Many people dread the probate process because of the costs involved. There are many different actions associated with probate, and a lot of these actions involve paying a fee or a bill. Depending on the assets you own, your estate may incur costs that could minimize how much of your estate your heirs will receive.
Even if you plan ahead to diminish your probate costs, sometimes unexpected events occur that add up more probate spending. Policy Genius explains what might happen to drive up probate costs.
You can expect your executor and heirs to file different motions in court to process your estate. This includes the initial opening of probate after your death. Following that, there could be many different actions filed by your executor or your heirs, all of which may involve some kind of court cost.
For instance, your executor may file a motion to acquire multiple copies of letters testamentary or to open a safe deposit box that you own. If you fail to write a will, a probate court may have to determine who your heirs are. If your heirs have problems with your will, they may file a motion to object to it or contest the nomination of your executor. It is also possible your heirs might file to reopen your probate case down the road.
When you create a will, part of your responsibility is to name an executor who will administer your estate. Since your executor will have to carry out various responsibilities, your executor will need compensation. Some executors receive a percentage of the estate or they take a flat fee. If you do not establish a payment plan, the state’s probate law will determine how to pay your executor.

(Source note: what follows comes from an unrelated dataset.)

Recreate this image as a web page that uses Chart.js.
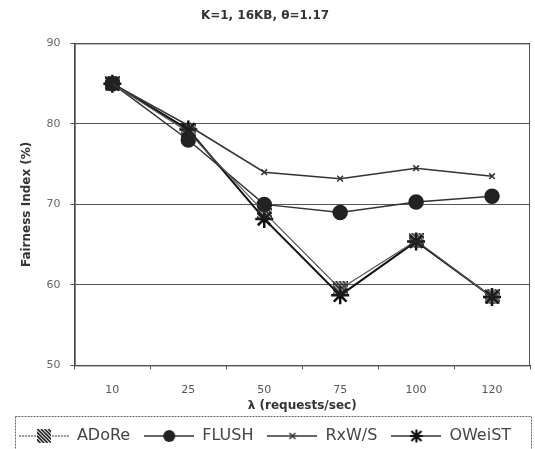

An executor also has to pay money to conduct various actions on behalf of the estate. This money comes out of the estate assets. Common estate actions including posting public notices about the estate in the newspaper, storing or maintaining estate property, appraising the value of real estate and high value property, and paying fees to close or transfer financial accounts.
The size of your estate
In general, having a larger estate can add probate costs. With many and/or expensive assets, your estate will have a larger value and could become the subject of a will contest or a claim from an heir. If you convert your assets to forms that will not go through probate, like trust property, payable on death accounts and jointly owned property, you will reduce what goes through probate and minimize probate expenses.